Category 1: Rules that are Generally Lawful to Maintain

Employer rules that fall into this category generally do not impact protected activity, and to the extent, they do impact only peripheral protected activity. The General Counsel also determined that, for many rules in this category, even if they impacted truly protected activity, the rules would not discourage employees from engaging in such activity. In its memorandum, the General Counsel identified the following employer handbook rules as Category 1 rules:

  • Civility Rules
  • No-photography/No-recording Rules
  • Rules against insubordination, non-competition, or on-the-job conduct that adversely affects operations
  • Disruptive Behavior Rules
  • Rules protecting confidential, proprietary, and customer information or documents
  • Rules against defamation or misrepresentation
  • Rules against using employer logos or intellectual property
  • Rules requiring authorization to speak on the employer’s behalf
  • Rules banning disloyalty, nepotism, or self-enrichment

Category 2: Rules Warranting Individualized Scrutiny 

According to the General Counsel, rules that are “not obviously lawful or unlawful” must be “evaluated on a case-by-case basis to determine whether the[y]. . . would interfere with rights guaranteed by the [Act]” and whether such interference, if any, is outweighed by legitimate justifications permitting the rule to remain. The following are considered Category 2 rules:

  • Broad conflict of interest rules that do not specifically target fraud and self-enrichment and do not restrict membership in, or voting for, a union
  • Confidentiality rules broadly encompassing “employer business” or “employer information” (as opposed to rules prohibiting the use of customer information or proprietary information as noted above)
  • Rules relating to an employee’s use of the employer’s name (as opposed to using of the employer’s logo/trademark)
  • Rules generally restricting to the media or third parties (as opposed to prohibiting speaking on behalf of the employer)
  • Rules banning off-duty conduct that might harm the employer (as opposed to an activity that causes a disruption in the workplace)
  • Rules against making false or inaccurate statements (as opposed to making defamatory statements)

Category 3: Rules that are Unlawful to Maintain

Currently, two types of rules fall into Category 3: (1) confidentiality rules specifically regarding wages, benefits, or working conditions; or (2) rules against joining outside organizations or voting on matters concerning the employer. These types of rules, the General Counsel explained, are central to employees’ Section 7 rights and are not outweighed by legitimate employer justifications.
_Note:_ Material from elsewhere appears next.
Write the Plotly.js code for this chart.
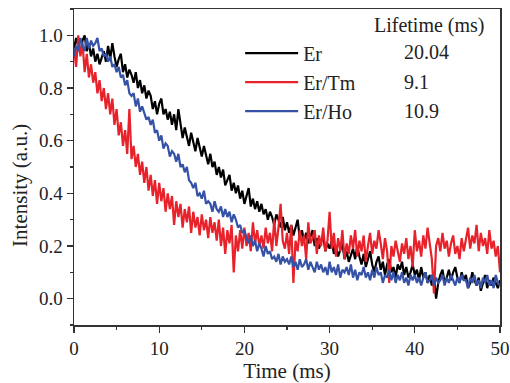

As we discussed in an earlier alert, and following the General Counsel’s Boeing memo, the takeaway for employers is that their interests will carry more weight than they did under the discarded Lutheran Heritage test. We caution, however, that the Boeing categories are guides; they do not establish that, for example, every “no photography” rule in every case is lawful. Employers must evaluate the specific language of their rules, the particular interests at stake, and employee rights through the prism of the Boeing balancing test. Also, the Boeing test is designed to evaluate the maintenance of facially-neutral rule and policies. Even if lawfully maintained under Boeing, a rule that is inconsistently applied may interfere with employee rights.